| Work to do |
Repeat every line exactly, keeping the pictures out of the copy.

━━━ Raw data

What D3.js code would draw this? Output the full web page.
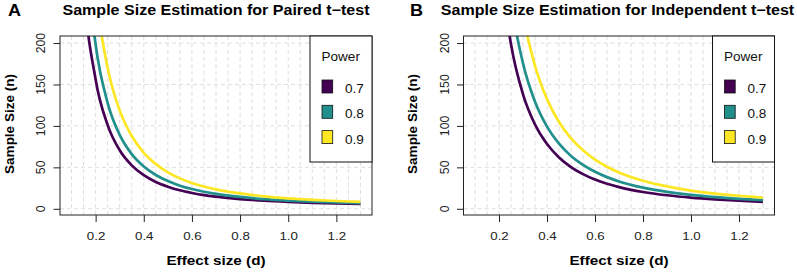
<!DOCTYPE html>
<html>
<head>
  <meta charset="UTF-8">
  <title>Sample size estimation</title>
  <script src="https://d3js.org/d3.v7.min.js"></script>
  <style>
    body { margin: 0; background: white; }
    svg { display: block; font-family: "Liberation Sans", Arial, Helvetica, sans-serif; }
  </style>
</head>
<body>
<svg id="chart"></svg>
<script>
  // values
  let effectSizes = [0.10, 0.15, 0.20, 0.25, 0.30, 0.35, 0.40, 0.45, 0.50, 0.55, 0.60, 0.65, 0.70, 0.80, 0.90, 1.00, 1.10, 1.20, 1.30];
  let powerLevels = ["0.7", "0.8", "0.9"];
  let powerColors = ["#440154", "#21908C", "#FDE725"];

  let pairedN07 = [619, 276, 156, 101, 70.6, 52.4, 40.5, 32.4, 26.7, 22.3, 19.1, 16.5, 14.6, 11.7, 9.7, 8.3, 7.2, 6.4, 5.8];
  let pairedN08 = [787, 351, 198.2, 127.6, 89.1, 65.9, 51.0, 40.8, 33.4, 27.9, 23.8, 20.6, 18.0, 14.3, 11.7, 9.9, 8.6, 7.6, 6.8];
  let pairedN09 = [1053, 469, 264.6, 170, 118.7, 87.8, 67.6, 53.9, 44.0, 36.7, 31.2, 26.9, 23.4, 18.5, 15.0, 12.6, 10.8, 9.4, 8.4];

  let indepN07 = [1235, 550, 309.6, 198.5, 138.1, 101.7, 78.1, 62.0, 50.4, 41.8, 35.2, 30.2, 26.2, 20.3, 16.3, 13.4, 11.3, 9.7, 8.4];
  let indepN08 = [1571, 699, 393.4, 252.1, 175.4, 129.1, 99.1, 78.5, 63.8, 52.9, 44.6, 38.2, 33.0, 25.5, 20.4, 16.7, 14.0, 12.0, 10.4];
  let indepN09 = [2103, 935, 526.3, 337.2, 234.5, 172.5, 132.3, 104.8, 85.0, 70.5, 59.3, 50.7, 43.8, 33.8, 27.0, 22.0, 18.4, 15.7, 13.5];

  let xTicks = [0.2, 0.4, 0.6, 0.8, 1.0, 1.2];
  let yTicks = [0, 50, 100, 150, 200];
  let xGrid = d3.range(0.1, 1.3001, 0.05);

  let width = 797, height = 272;
  let sx = 1.13; // text in the picture is a bit wider than it is tall

  let svg = d3.select("#chart").attr("width", width).attr("height", height);

  function drawPanel(opts) {
    let left = opts.left, right = opts.right, top = 36, bottom = 215;
    let x = d3.scaleLinear().domain([0.052, 1.348]).range([left, right]);
    let y = d3.scaleLinear().domain([-7.5, 208.5]).range([bottom, top]);
    let g = svg.append("g");

    // grid
    g.selectAll(".vgrid").data(xGrid).join("line")
      .attr("x1", d => x(d)).attr("x2", d => x(d))
      .attr("y1", top).attr("y2", bottom)
      .attr("stroke", "#dedede").attr("stroke-dasharray", "4,3");
    g.selectAll(".hgrid").data(yTicks).join("line")
      .attr("x1", left).attr("x2", right)
      .attr("y1", d => y(d)).attr("y2", d => y(d))
      .attr("stroke", "#dedede").attr("stroke-dasharray", "4,3");

    // curves
    let clipId = "clip" + opts.id;
    svg.append("clipPath").attr("id", clipId)
      .append("rect").attr("x", left).attr("y", top)
      .attr("width", right - left).attr("height", bottom - top);

    let line = d3.line()
      .x((d, i) => x(effectSizes[i]))
      .y(d => y(d))
      .curve(d3.curveMonotoneX);

    g.append("g").attr("clip-path", "url(#" + clipId + ")")
      .selectAll("path").data(opts.series).join("path")
      .attr("d", d => line(d))
      .attr("fill", "none")
      .attr("stroke", (d, i) => powerColors[i])
      .attr("stroke-width", 2.7);

    // box
    g.append("rect").attr("x", left).attr("y", top)
      .attr("width", right - left).attr("height", bottom - top)
      .attr("fill", "none").attr("stroke", "#222").attr("stroke-width", 1);

    // axes
    let xAxis = g.append("g").attr("transform", `translate(0,${bottom})`)
      .call(d3.axisBottom(x).tickValues(xTicks).tickFormat(d3.format(".1f")).tickSize(7).tickPadding(10));
    xAxis.select(".domain").remove();
    xAxis.selectAll("line").attr("stroke", "#222");
    xAxis.selectAll("text").attr("font-size", 11.8).attr("fill", "#222")
      .attr("font-family", null).attr("transform", `scale(${sx},1)`);

    let yAxis = g.append("g").attr("transform", `translate(${left},0)`)
      .call(d3.axisLeft(y).tickValues(yTicks).tickSize(6.5));
    yAxis.select(".domain").remove();
    yAxis.selectAll("line").attr("stroke", "#222");
    yAxis.selectAll("text").remove();
    g.selectAll(".ylab").data(yTicks).join("text")
      .attr("transform", d => `translate(${left - 15},${y(d)}) rotate(-90)`)
      .attr("text-anchor", "middle")
      .attr("font-size", 12.3).attr("fill", "#222")
      .text(d => d);

    // axis titles
    g.append("text")
      .attr("transform", `translate(${(left + right) / 2},265) scale(${sx},1)`)
      .attr("text-anchor", "middle").attr("font-size", 13.5).attr("font-weight", "bold")
      .text("Effect size (d)");
    g.append("text")
      .attr("transform", `translate(${left - 46.5},124) rotate(-90)`)
      .attr("text-anchor", "middle").attr("font-size", 13.5).attr("font-weight", "bold")
      .text("Sample Size (n)");

    // title and panel letter
    g.append("text")
      .attr("transform", `translate(${opts.titleX},15) scale(${sx},1)`)
      .attr("text-anchor", "middle").attr("font-size", 14.2).attr("font-weight", "bold")
      .text(opts.title);
    g.append("text")
      .attr("transform", `translate(${opts.letterX},15.5) scale(${sx},1)`)
      .attr("font-size", 16).attr("font-weight", "bold")
      .text(opts.letter);

    // legend
    let lx = right - 62;
    let leg = g.append("g");
    leg.append("rect").attr("x", lx).attr("y", top).attr("width", 62).attr("height", 126)
      .attr("fill", "white").attr("stroke", "#111").attr("stroke-width", 1);
    leg.append("text")
      .attr("transform", `translate(${lx + 11.5},61) scale(${sx},1)`)
      .attr("font-size", 12).attr("fill", "#111").text("Power");
    let rows = leg.selectAll(".row").data(powerLevels).join("g")
      .attr("transform", (d, i) => `translate(${lx},${93 + i * 25.3})`);
    rows.append("rect").attr("x", 12).attr("y", -13).attr("width", 10.7).attr("height", 13)
      .attr("fill", (d, i) => powerColors[i]).attr("stroke", "#111").attr("stroke-width", 0.8);
    rows.append("text")
      .attr("transform", `translate(35,0) scale(${sx},1)`)
      .attr("font-size", 12).attr("fill", "#111").text(d => d);
  }

  drawPanel({
    id: "A", left: 60, right: 372, letter: "A", letterX: 8, titleX: 216,
    title: "Sample Size Estimation for Paired t\u2212test",
    series: [pairedN07, pairedN08, pairedN09]
  });
  drawPanel({
    id: "B", left: 463.5, right: 774.5, letter: "B", letterX: 410, titleX: 617.5,
    title: "Sample Size Estimation for Independent t\u2212test",
    series: [indepN07, indepN08, indepN09]
  });
</script>
</body>
</html>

━━━━━━

| Solution |
What D3.js code would draw this? Output the full web page.
<!DOCTYPE html>
<html>
<head>
  <meta charset="UTF-8">
  <title>Sample size estimation</title>
  <script src="https://d3js.org/d3.v7.min.js"></script>
  <style>
    body { margin: 0; background: white; }
    svg { display: block; font-family: "Liberation Sans", Arial, Helvetica, sans-serif; }
  </style>
</head>
<body>
<svg id="chart"></svg>
<script>
  // values
  let effectSizes = [0.10, 0.15, 0.20, 0.25, 0.30, 0.35, 0.40, 0.45, 0.50, 0.55, 0.60, 0.65, 0.70, 0.80, 0.90, 1.00, 1.10, 1.20, 1.30];
  let powerLevels = ["0.7", "0.8", "0.9"];
  let powerColors = ["#440154", "#21908C", "#FDE725"];

  let pairedN07 = [619, 276, 156, 101, 70.6, 52.4, 40.5, 32.4, 26.7, 22.3, 19.1, 16.5, 14.6, 11.7, 9.7, 8.3, 7.2, 6.4, 5.8];
  let pairedN08 = [787, 351, 198.2, 127.6, 89.1, 65.9, 51.0, 40.8, 33.4, 27.9, 23.8, 20.6, 18.0, 14.3, 11.7, 9.9, 8.6, 7.6, 6.8];
  let pairedN09 = [1053, 469, 264.6, 170, 118.7, 87.8, 67.6, 53.9, 44.0, 36.7, 31.2, 26.9, 23.4, 18.5, 15.0, 12.6, 10.8, 9.4, 8.4];

  let indepN07 = [1235, 550, 309.6, 198.5, 138.1, 101.7, 78.1, 62.0, 50.4, 41.8, 35.2, 30.2, 26.2, 20.3, 16.3, 13.4, 11.3, 9.7, 8.4];
  let indepN08 = [1571, 699, 393.4, 252.1, 175.4, 129.1, 99.1, 78.5, 63.8, 52.9, 44.6, 38.2, 33.0, 25.5, 20.4, 16.7, 14.0, 12.0, 10.4];
  let indepN09 = [2103, 935, 526.3, 337.2, 234.5, 172.5, 132.3, 104.8, 85.0, 70.5, 59.3, 50.7, 43.8, 33.8, 27.0, 22.0, 18.4, 15.7, 13.5];

  let xTicks = [0.2, 0.4, 0.6, 0.8, 1.0, 1.2];
  let yTicks = [0, 50, 100, 150, 200];
  let xGrid = d3.range(0.1, 1.3001, 0.05);

  let width = 797, height = 272;
  let sx = 1.13; // text in the picture is a bit wider than it is tall

  let svg = d3.select("#chart").attr("width", width).attr("height", height);

  function drawPanel(opts) {
    let left = opts.left, right = opts.right, top = 36, bottom = 215;
    let x = d3.scaleLinear().domain([0.052, 1.348]).range([left, right]);
    let y = d3.scaleLinear().domain([-7.5, 208.5]).range([bottom, top]);
    let g = svg.append("g");

    // grid
    g.selectAll(".vgrid").data(xGrid).join("line")
      .attr("x1", d => x(d)).attr("x2", d => x(d))
      .attr("y1", top).attr("y2", bottom)
      .attr("stroke", "#dedede").attr("stroke-dasharray", "4,3");
    g.selectAll(".hgrid").data(yTicks).join("line")
      .attr("x1", left).attr("x2", right)
      .attr("y1", d => y(d)).attr("y2", d => y(d))
      .attr("stroke", "#dedede").attr("stroke-dasharray", "4,3");

    // curves
    let clipId = "clip" + opts.id;
    svg.append("clipPath").attr("id", clipId)
      .append("rect").attr("x", left).attr("y", top)
      .attr("width", right - left).attr("height", bottom - top);

    let line = d3.line()
      .x((d, i) => x(effectSizes[i]))
      .y(d => y(d))
      .curve(d3.curveMonotoneX);

    g.append("g").attr("clip-path", "url(#" + clipId + ")")
      .selectAll("path").data(opts.series).join("path")
      .attr("d", d => line(d))
      .attr("fill", "none")
      .attr("stroke", (d, i) => powerColors[i])
      .attr("stroke-width", 2.7);

    // box
    g.append("rect").attr("x", left).attr("y", top)
      .attr("width", right - left).attr("height", bottom - top)
      .attr("fill", "none").attr("stroke", "#222").attr("stroke-width", 1);

    // axes
    let xAxis = g.append("g").attr("transform", `translate(0,${bottom})`)
      .call(d3.axisBottom(x).tickValues(xTicks).tickFormat(d3.format(".1f")).tickSize(7).tickPadding(10));
    xAxis.select(".domain").remove();
    xAxis.selectAll("line").attr("stroke", "#222");
    xAxis.selectAll("text").attr("font-size", 11.8).attr("fill", "#222")
      .attr("font-family", null).attr("transform", `scale(${sx},1)`);

    let yAxis = g.append("g").attr("transform", `translate(${left},0)`)
      .call(d3.axisLeft(y).tickValues(yTicks).tickSize(6.5));
    yAxis.select(".domain").remove();
    yAxis.selectAll("line").attr("stroke", "#222");
    yAxis.selectAll("text").remove();
    g.selectAll(".ylab").data(yTicks).join("text")
      .attr("transform", d => `translate(${left - 15},${y(d)}) rotate(-90)`)
      .attr("text-anchor", "middle")
      .attr("font-size", 12.3).attr("fill", "#222")
      .text(d => d);

    // axis titles
    g.append("text")
      .attr("transform", `translate(${(left + right) / 2},265) scale(${sx},1)`)
      .attr("text-anchor", "middle").attr("font-size", 13.5).attr("font-weight", "bold")
      .text("Effect size (d)");
    g.append("text")
      .attr("transform", `translate(${left - 46.5},124) rotate(-90)`)
      .attr("text-anchor", "middle").attr("font-size", 13.5).attr("font-weight", "bold")
      .text("Sample Size (n)");

    // title and panel letter
    g.append("text")
      .attr("transform", `translate(${opts.titleX},15) scale(${sx},1)`)
      .attr("text-anchor", "middle").attr("font-size", 14.2).attr("font-weight", "bold")
      .text(opts.title);
    g.append("text")
      .attr("transform", `translate(${opts.letterX},15.5) scale(${sx},1)`)
      .attr("font-size", 16).attr("font-weight", "bold")
      .text(opts.letter);

    // legend
    let lx = right - 62;
    let leg = g.append("g");
    leg.append("rect").attr("x", lx).attr("y", top).attr("width", 62).attr("height", 126)
      .attr("fill", "white").attr("stroke", "#111").attr("stroke-width", 1);
    leg.append("text")
      .attr("transform", `translate(${lx + 11.5},61) scale(${sx},1)`)
      .attr("font-size", 12).attr("fill", "#111").text("Power");
    let rows = leg.selectAll(".row").data(powerLevels).join("g")
      .attr("transform", (d, i) => `translate(${lx},${93 + i * 25.3})`);
    rows.append("rect").attr("x", 12).attr("y", -13).attr("width", 10.7).attr("height", 13)
      .attr("fill", (d, i) => powerColors[i]).attr("stroke", "#111").attr("stroke-width", 0.8);
    rows.append("text")
      .attr("transform", `translate(35,0) scale(${sx},1)`)
      .attr("font-size", 12).attr("fill", "#111").text(d => d);
  }

  drawPanel({
    id: "A", left: 60, right: 372, letter: "A", letterX: 8, titleX: 216,
    title: "Sample Size Estimation for Paired t\u2212test",
    series: [pairedN07, pairedN08, pairedN09]
  });
  drawPanel({
    id: "B", left: 463.5, right: 774.5, letter: "B", letterX: 410, titleX: 617.5,
    title: "Sample Size Estimation for Independent t\u2212test",
    series: [indepN07, indepN08, indepN09]
  });
</script>
</body>
</html>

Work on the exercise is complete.